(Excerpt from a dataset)
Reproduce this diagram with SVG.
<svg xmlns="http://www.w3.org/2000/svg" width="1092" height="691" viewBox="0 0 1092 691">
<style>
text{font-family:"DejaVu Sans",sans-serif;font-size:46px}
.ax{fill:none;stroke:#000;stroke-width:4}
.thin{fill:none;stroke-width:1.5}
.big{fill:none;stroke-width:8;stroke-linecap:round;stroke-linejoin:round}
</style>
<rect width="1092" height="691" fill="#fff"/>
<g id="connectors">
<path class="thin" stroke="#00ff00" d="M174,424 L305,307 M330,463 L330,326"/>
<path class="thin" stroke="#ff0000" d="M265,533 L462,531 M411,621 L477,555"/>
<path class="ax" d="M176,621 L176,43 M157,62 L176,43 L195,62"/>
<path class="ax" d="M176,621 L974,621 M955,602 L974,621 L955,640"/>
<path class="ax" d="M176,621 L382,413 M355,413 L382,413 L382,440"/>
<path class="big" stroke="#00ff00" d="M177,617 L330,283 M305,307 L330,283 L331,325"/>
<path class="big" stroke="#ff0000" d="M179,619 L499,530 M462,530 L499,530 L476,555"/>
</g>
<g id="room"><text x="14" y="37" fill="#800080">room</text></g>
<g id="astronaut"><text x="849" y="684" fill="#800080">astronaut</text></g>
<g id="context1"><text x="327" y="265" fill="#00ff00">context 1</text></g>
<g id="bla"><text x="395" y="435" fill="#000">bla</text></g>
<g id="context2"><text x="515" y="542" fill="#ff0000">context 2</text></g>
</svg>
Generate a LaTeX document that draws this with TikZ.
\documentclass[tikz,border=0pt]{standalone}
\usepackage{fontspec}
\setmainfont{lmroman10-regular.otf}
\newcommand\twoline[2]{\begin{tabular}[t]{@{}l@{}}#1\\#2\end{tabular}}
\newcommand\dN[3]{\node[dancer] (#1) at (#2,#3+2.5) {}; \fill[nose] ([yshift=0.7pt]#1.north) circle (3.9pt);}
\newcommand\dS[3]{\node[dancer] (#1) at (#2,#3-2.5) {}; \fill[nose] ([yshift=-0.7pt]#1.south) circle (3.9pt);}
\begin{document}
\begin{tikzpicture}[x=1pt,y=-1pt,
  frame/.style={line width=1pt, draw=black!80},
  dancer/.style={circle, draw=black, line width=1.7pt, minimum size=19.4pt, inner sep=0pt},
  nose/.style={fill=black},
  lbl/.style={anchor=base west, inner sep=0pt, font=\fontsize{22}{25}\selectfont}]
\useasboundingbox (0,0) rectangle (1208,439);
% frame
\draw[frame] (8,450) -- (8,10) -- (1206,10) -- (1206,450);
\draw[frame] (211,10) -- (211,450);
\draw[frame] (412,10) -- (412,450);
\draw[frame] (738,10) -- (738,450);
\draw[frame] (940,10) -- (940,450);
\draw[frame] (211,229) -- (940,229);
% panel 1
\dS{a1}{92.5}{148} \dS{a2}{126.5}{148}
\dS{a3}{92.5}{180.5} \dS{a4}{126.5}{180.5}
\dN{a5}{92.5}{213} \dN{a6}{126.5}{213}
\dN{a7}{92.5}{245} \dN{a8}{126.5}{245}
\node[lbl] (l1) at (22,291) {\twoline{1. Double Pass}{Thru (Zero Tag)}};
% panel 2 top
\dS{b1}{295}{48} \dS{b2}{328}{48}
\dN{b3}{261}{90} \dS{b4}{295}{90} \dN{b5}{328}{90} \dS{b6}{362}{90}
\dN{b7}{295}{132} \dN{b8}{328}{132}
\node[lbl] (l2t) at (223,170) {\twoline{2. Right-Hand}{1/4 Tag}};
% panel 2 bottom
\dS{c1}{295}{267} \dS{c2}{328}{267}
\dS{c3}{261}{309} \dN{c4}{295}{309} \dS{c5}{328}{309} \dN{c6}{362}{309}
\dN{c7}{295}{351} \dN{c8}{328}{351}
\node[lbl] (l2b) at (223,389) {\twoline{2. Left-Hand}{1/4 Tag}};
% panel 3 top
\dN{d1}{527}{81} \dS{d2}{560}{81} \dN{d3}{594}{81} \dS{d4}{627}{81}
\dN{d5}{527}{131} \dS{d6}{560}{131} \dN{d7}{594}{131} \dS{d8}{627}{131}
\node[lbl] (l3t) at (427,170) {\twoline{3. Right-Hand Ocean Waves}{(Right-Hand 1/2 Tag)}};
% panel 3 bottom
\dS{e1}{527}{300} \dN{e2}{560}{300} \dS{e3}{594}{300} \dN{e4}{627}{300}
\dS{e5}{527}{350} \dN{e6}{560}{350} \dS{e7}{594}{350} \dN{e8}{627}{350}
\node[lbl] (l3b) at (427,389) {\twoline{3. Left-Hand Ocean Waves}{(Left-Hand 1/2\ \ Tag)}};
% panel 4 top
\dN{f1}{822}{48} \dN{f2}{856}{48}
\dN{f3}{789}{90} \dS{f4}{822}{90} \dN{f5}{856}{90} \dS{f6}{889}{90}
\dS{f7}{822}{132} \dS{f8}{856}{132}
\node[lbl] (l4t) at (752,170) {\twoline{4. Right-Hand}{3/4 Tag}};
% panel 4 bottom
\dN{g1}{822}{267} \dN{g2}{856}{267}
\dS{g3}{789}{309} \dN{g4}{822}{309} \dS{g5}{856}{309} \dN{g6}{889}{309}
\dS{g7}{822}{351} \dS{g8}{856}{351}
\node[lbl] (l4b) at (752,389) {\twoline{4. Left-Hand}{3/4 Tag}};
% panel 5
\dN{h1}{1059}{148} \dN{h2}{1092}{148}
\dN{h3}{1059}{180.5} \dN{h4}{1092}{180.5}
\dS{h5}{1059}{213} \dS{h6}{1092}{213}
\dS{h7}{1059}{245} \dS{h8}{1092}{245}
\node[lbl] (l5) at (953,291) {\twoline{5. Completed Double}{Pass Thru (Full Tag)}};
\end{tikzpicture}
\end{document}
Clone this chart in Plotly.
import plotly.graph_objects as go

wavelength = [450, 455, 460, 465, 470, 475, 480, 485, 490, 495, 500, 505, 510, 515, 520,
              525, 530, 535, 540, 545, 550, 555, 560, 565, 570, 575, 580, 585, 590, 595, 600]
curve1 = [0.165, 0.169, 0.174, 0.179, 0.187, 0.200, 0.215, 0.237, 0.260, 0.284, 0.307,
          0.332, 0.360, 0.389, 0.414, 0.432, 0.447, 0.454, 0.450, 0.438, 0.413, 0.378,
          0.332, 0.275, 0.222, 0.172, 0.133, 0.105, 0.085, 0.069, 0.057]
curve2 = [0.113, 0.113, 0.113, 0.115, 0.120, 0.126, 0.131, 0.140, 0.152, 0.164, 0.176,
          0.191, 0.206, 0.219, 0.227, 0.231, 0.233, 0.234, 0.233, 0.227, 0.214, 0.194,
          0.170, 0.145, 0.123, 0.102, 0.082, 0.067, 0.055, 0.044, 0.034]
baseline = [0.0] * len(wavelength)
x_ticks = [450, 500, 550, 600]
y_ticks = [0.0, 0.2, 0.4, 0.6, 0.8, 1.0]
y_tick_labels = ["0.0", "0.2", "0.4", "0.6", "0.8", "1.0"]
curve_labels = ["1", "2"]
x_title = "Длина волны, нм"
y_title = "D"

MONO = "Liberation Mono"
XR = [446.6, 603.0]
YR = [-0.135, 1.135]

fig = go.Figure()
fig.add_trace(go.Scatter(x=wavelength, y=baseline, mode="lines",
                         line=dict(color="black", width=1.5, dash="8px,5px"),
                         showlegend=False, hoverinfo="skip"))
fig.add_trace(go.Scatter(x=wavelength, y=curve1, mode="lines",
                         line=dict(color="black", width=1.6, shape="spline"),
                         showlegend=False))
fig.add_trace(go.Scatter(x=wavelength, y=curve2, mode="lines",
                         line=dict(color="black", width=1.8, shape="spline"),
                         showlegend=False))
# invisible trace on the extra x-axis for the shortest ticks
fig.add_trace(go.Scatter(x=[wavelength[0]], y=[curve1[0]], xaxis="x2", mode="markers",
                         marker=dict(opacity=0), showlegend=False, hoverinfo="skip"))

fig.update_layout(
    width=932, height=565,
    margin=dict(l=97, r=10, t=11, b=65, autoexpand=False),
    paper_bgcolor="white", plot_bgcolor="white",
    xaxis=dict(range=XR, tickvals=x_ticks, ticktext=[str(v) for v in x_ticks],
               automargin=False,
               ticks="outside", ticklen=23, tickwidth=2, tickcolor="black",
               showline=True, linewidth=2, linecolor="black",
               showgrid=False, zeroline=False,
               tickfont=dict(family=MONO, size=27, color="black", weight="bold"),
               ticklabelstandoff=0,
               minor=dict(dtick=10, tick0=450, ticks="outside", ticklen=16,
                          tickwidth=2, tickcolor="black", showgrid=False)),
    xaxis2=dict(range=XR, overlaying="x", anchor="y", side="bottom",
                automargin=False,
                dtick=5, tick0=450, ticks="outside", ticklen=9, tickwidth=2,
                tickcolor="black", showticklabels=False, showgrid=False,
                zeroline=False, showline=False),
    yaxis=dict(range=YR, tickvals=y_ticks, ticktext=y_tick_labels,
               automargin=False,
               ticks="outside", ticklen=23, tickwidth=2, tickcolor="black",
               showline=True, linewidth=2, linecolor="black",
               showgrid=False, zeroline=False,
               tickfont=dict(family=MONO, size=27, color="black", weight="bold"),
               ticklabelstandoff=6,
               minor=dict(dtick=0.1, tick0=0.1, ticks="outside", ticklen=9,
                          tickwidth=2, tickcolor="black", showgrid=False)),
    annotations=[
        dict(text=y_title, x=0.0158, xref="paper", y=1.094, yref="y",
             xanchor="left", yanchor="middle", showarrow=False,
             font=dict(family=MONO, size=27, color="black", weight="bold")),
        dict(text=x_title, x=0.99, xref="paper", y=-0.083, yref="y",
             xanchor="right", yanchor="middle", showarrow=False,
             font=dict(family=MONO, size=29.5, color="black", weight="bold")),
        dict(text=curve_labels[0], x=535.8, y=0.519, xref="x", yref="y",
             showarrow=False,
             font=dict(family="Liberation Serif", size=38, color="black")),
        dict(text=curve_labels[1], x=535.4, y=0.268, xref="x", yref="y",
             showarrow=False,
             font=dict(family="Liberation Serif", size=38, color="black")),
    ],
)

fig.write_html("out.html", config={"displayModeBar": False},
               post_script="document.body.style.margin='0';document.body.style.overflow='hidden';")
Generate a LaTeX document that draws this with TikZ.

Problem requirements ▸
Work through the records line by line and tally those holding "this". Reply with the number alone.

The response ▸
4